**Work required:** Pictures excluded, return the lines below from the first through the line holding "const dEnd = new".

**Information shown:**

:::::

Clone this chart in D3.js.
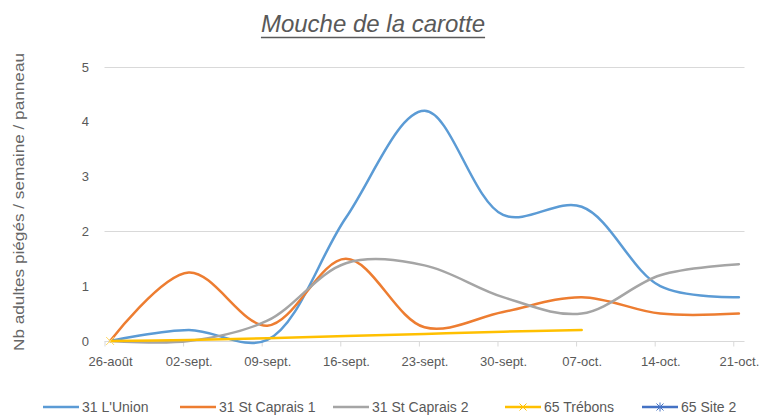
<!DOCTYPE html>
<html>
<head>
<meta charset="utf-8">
<script src="https://cdn.jsdelivr.net/npm/d3@7/dist/d3.min.js"></script>
<style>
  html, body { margin: 0; padding: 0; background: #fff; }
  svg { display: block; font-family: "Liberation Sans", Arial, sans-serif; }
</style>
</head>
<body>
<svg id="chart" width="763" height="415"></svg>
<script>
// ---- data ----
const title = "Mouche de la carotte";
const yTitle = "Nb adultes piégés / semaine / panneau";
const dates = ["2019-08-26","2019-09-02","2019-09-09","2019-09-16","2019-09-23","2019-09-30","2019-10-07","2019-10-14","2019-10-21"];
const tickLabels = ["26-août","02-sept.","09-sept.","16-sept.","23-sept.","30-sept.","07-oct.","14-oct.","21-oct."];
const yTicks = [0, 1, 2, 3, 4, 5];
const gridValues = [2, 5];
const seriesNames = ["31 L'Union", "31 St Caprais 1", "31 St Caprais 2", "65 Trébons", "65 Site 2"];
const unionValues    = [0, 0.2, 0.02, 2.25, 4.2, 2.3, 2.45, 1.0, 0.8];
const caprais1Values = [0, 1.25, 0.28, 1.5, 0.25, 0.53, 0.8, 0.5, 0.5];
const caprais2Values = [0, 0, 0.37, 1.42, 1.38, 0.8, 0.5, 1.2, 1.4];
const trebonsValues  = [0, 0.02, 0.05, 0.09, 0.13, 0.17, 0.2, null, null];
const site2Values    = [null, null, null, null, null, null, null, null, null];
const colors = ["#5b9bd5", "#ed7d31", "#a5a5a5", "#ffc000", "#4472c4"];
const markers = [null, null, null, "x", "star"];
// Trébons marker only visible on the first point
const trebonsMarkerIdx = [0];

const allValues = [unionValues, caprais1Values, caprais2Values, trebonsValues, site2Values];

// ---- layout ----
const svg = d3.select("#chart");
const parse = d3.utcParse("%Y-%m-%d");
const dayMs = 86400000;
const d0 = parse(dates[0]);
const dEnd = new Date(parse(dates[dates.length - 1]).getTime() + dayMs);

const x = d3.scaleUtc().domain([d0, dEnd]).range([104.5, 744.5]);
const y = d3.scaleLinear().domain([0, 5]).range([341, 67]);
const halfDay = x(new Date(d0.getTime() + dayMs / 2)) - x(d0);
const px = (i) => x(parse(dates[i])) + halfDay;

// title
const t = svg.append("text")
  .attr("x", 373).attr("y", 32)
  .attr("text-anchor", "middle")
  .attr("font-size", 24)
  .attr("font-style", "italic")
  .attr("fill", "#595959")
  .text(title);
const tb = t.node().getBBox();
svg.append("line")
  .attr("x1", tb.x).attr("x2", tb.x + tb.width)
  .attr("y1", 37.5).attr("y2", 37.5)
  .attr("stroke", "#595959").attr("stroke-width", 1.5);

// gridlines
svg.append("g").selectAll("line").data(gridValues).join("line")
  .attr("x1", x.range()[0]).attr("x2", x.range()[1])
  .attr("y1", d => Math.round(y(d)) + 0.5).attr("y2", d => Math.round(y(d)) + 0.5)
  .attr("stroke", "#d9d9d9").attr("stroke-width", 1);

// x axis
const xAxis = d3.axisBottom(x)
  .tickValues(dates.map(parse))
  .tickSize(5).tickPadding(10)
  .tickFormat((d, i) => tickLabels[i]);
const gx = svg.append("g").attr("transform", "translate(0,341.5)").call(xAxis);
gx.select(".domain").attr("stroke", "#d9d9d9").attr("d", `M${x.range()[0]},0H${x.range()[1]}`);
gx.selectAll(".tick line").attr("stroke", "#d9d9d9");
gx.selectAll(".tick text").attr("fill", "#595959").attr("font-size", 13)
  .attr("dx", halfDay).attr("font-family", "Liberation Sans, Arial, sans-serif");

// y axis
const yAxis = d3.axisLeft(y).tickValues(yTicks).tickSize(0).tickPadding(15).tickFormat(d3.format("d"));
const gy = svg.append("g").attr("transform", "translate(104,0)").call(yAxis);
gy.select(".domain").remove();
gy.selectAll(".tick text").attr("fill", "#595959").attr("font-size", 13)
  .attr("font-family", "Liberation Sans, Arial, sans-serif");

// y title
svg.append("text")
  .attr("transform", "translate(24,202) rotate(-90)")
  .attr("text-anchor", "middle")
  .attr("font-size", 15)
  .attr("fill", "#666")
  .attr("textLength", 298).attr("lengthAdjust", "spacingAndGlyphs")
  .text(yTitle);

// lines
const line = d3.line()
  .defined(d => d.v !== null)
  .x(d => px(d.i))
  .y(d => y(d.v))
  .curve(d3.curveCatmullRom.alpha(0.5));

const gLines = svg.append("g");
allValues.forEach((vals, s) => {
  const pts = vals.map((v, i) => ({ i, v })).filter(d => d.v !== null);
  if (!pts.length) return;
  gLines.append("path")
    .datum(pts)
    .attr("fill", "none")
    .attr("stroke", colors[s])
    .attr("stroke-width", 2.5)
    .attr("stroke-linecap", "round")
    .attr("stroke-linejoin", "round")
    .attr("d", line);
});

function drawMarker(g, type, cx, cy, color, r) {
  if (type === "x" || type === "star") {
    g.append("path")
      .attr("d", `M${cx - r},${cy - r}L${cx + r},${cy + r}M${cx - r},${cy + r}L${cx + r},${cy - r}`)
      .attr("stroke", color).attr("stroke-width", 1).attr("fill", "none");
  }
  if (type === "star") {
    g.append("path")
      .attr("d", `M${cx},${cy - r - 1}L${cx},${cy + r + 1}`)
      .attr("stroke", color).attr("stroke-width", 1).attr("fill", "none");
  }
}

// Trébons marker(s)
trebonsMarkerIdx.forEach(i => {
  drawMarker(gLines, "x", px(i), y(trebonsValues[i]), "#ffd966", 4);
});

// legend
const legend = svg.append("g");
const legendY = 407;
const legendStarts = [43, 180, 333, 505, 642];
seriesNames.forEach((name, s) => {
  const g = legend.append("g").attr("transform", `translate(${legendStarts[s]},${legendY})`);
  g.append("line").attr("x1", 0).attr("x2", 36).attr("y1", 0).attr("y2", 0)
    .attr("stroke", colors[s]).attr("stroke-width", 2.5);
  if (markers[s]) drawMarker(g, markers[s], 18, 0, colors[s], 3.5);
  g.append("text").attr("x", 39).attr("y", 0).attr("dy", "0.35em")
    .attr("font-size", 14).attr("fill", "#595959").text(name);
});
</script>
</body>
</html>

:::::

**Task solution:**
Clone this chart in D3.js.
<!DOCTYPE html>
<html>
<head>
<meta charset="utf-8">
<script src="https://cdn.jsdelivr.net/npm/d3@7/dist/d3.min.js"></script>
<style>
  html, body { margin: 0; padding: 0; background: #fff; }
  svg { display: block; font-family: "Liberation Sans", Arial, sans-serif; }
</style>
</head>
<body>
<svg id="chart" width="763" height="415"></svg>
<script>
// ---- data ----
const title = "Mouche de la carotte";
const yTitle = "Nb adultes piégés / semaine / panneau";
const dates = ["2019-08-26","2019-09-02","2019-09-09","2019-09-16","2019-09-23","2019-09-30","2019-10-07","2019-10-14","2019-10-21"];
const tickLabels = ["26-août","02-sept.","09-sept.","16-sept.","23-sept.","30-sept.","07-oct.","14-oct.","21-oct."];
const yTicks = [0, 1, 2, 3, 4, 5];
const gridValues = [2, 5];
const seriesNames = ["31 L'Union", "31 St Caprais 1", "31 St Caprais 2", "65 Trébons", "65 Site 2"];
const unionValues    = [0, 0.2, 0.02, 2.25, 4.2, 2.3, 2.45, 1.0, 0.8];
const caprais1Values = [0, 1.25, 0.28, 1.5, 0.25, 0.53, 0.8, 0.5, 0.5];
const caprais2Values = [0, 0, 0.37, 1.42, 1.38, 0.8, 0.5, 1.2, 1.4];
const trebonsValues  = [0, 0.02, 0.05, 0.09, 0.13, 0.17, 0.2, null, null];
const site2Values    = [null, null, null, null, null, null, null, null, null];
const colors = ["#5b9bd5", "#ed7d31", "#a5a5a5", "#ffc000", "#4472c4"];
const markers = [null, null, null, "x", "star"];
// Trébons marker only visible on the first point
const trebonsMarkerIdx = [0];

const allValues = [unionValues, caprais1Values, caprais2Values, trebonsValues, site2Values];

// ---- layout ----
const svg = d3.select("#chart");
const parse = d3.utcParse("%Y-%m-%d");
const dayMs = 86400000;
const d0 = parse(dates[0]);
const dEnd = new Date(parse(dates[dates.length - 1]).getTime() + dayMs);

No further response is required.